Opinioni & Commenti

Dalla povertà alle povertà

di Antonio CecconiC’era una volta la povertà… Oggi esistono le povertà, al plurale. Nel senso di una vasta e varia gamma di bisogni, carenze, disagi, sofferenze, privazioni, forme di emarginazione ed esclusione. Situazioni e percorsi che collocano persone o gruppi sociali al di sotto dello standard medio del contesto in cui vivono, privi di opportunità per sviluppare un personale progetto di vita. Accanto alle «nuove povertà» ritorna il disagio economico pesante, famiglie che non riescono ad arrivare in fondo al mese, tagli inevitabili anche a bisogni primari.

Scegliere di confrontarsi con le povertà del proprio territorio è atto d’intelligenza e di coraggio. Più di una volta (e sotto Governi di diversa collocazione politica) è successo che il rapporto della commissione nazionale di indagine sulla povertà abbia trovato scarsa divulgazione: meglio limitare la circolazione dei dati agli addetti ai lavori e ai manuali di sociologia.

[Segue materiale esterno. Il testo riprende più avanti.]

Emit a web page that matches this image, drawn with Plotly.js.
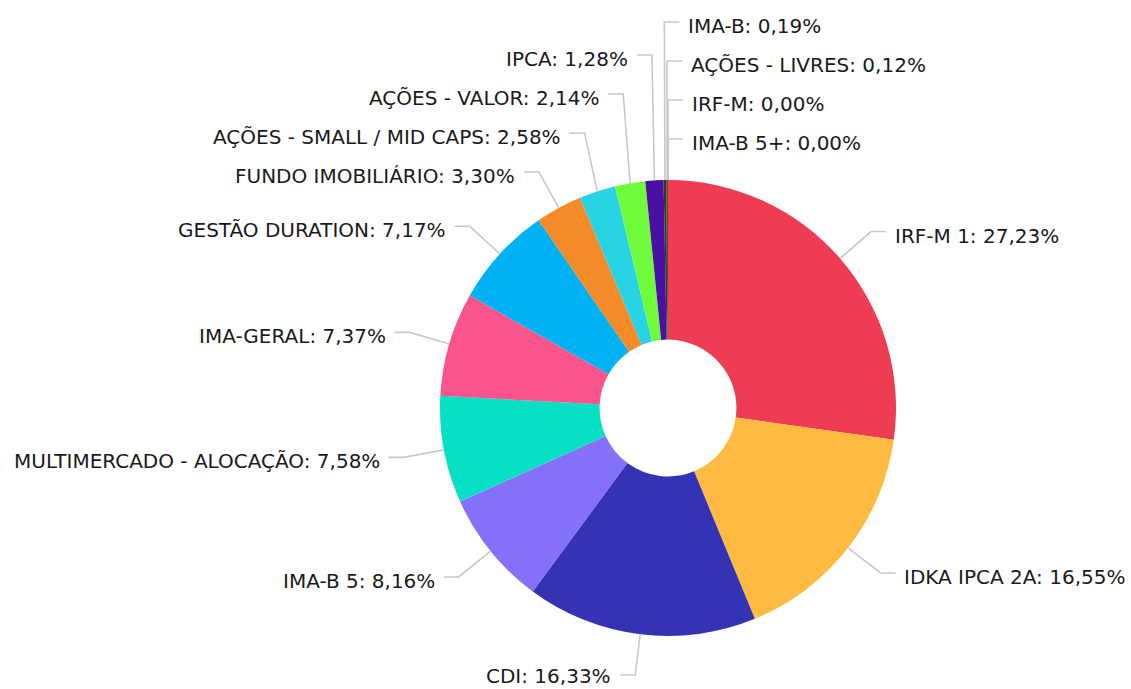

Studiare le povertà vuol dire necessariamente confrontarsi con la distribuzione della ricchezza, delle risorse, delle opportunità; fare il punto sull’incidenza effettiva dei diritti di cittadinanza. Oggi, accanto al persistere di uno «zoccolo duro» di povertà economica relativa, si verifica lo scivolare verso il basso delle classi medie e il concentrarsi in mano a pochi della ricchezza: basti pensare che il 10% degli italiani più ricchi detiene il 26,6% del reddito totale (dati Istat per l’anno 2000).

Il Convegno della Regione Toscana, in cui confluiranno dati e «letture» della povertà di varia provenienza e molte voci si confronteranno sulle strategie di contrasto (sarebbe bello poter dire: di eliminazione!) delle povertà sui nostri territori, è un’occasione preziosa e ineludibile se si vuole davvero costruire una società che ponga al centro il valore della persona. E quindi paesi e città abitabili per tutti, servizi commisurati ai bisogni, spazi di speranza e riscatto per chi rischia di arrivare sempre ultimo.

Auspichiamo che non si tratti di un impegno settoriale, che tutta la Toscana e ciascuno dei suoi abitanti senta come un traguardo di civiltà, come successo personale e comunitario l’uscita dal bisogno del maggior numero possibile di uomini, donne, bambini. La nostra regione sarà più bella, più accogliente e più degna della sua storia se sarà più inclusiva e meno emarginante verso i più deboli, i poveri, quelli che non contano. A cent’anni dalla nascita di La Pira, facciamo nostro uno dei motivi ispiratori della sua riflessione di studioso, della sua azione di pubblico amministratore e della sua coerenza di cattolico: l’attesa della povera gente.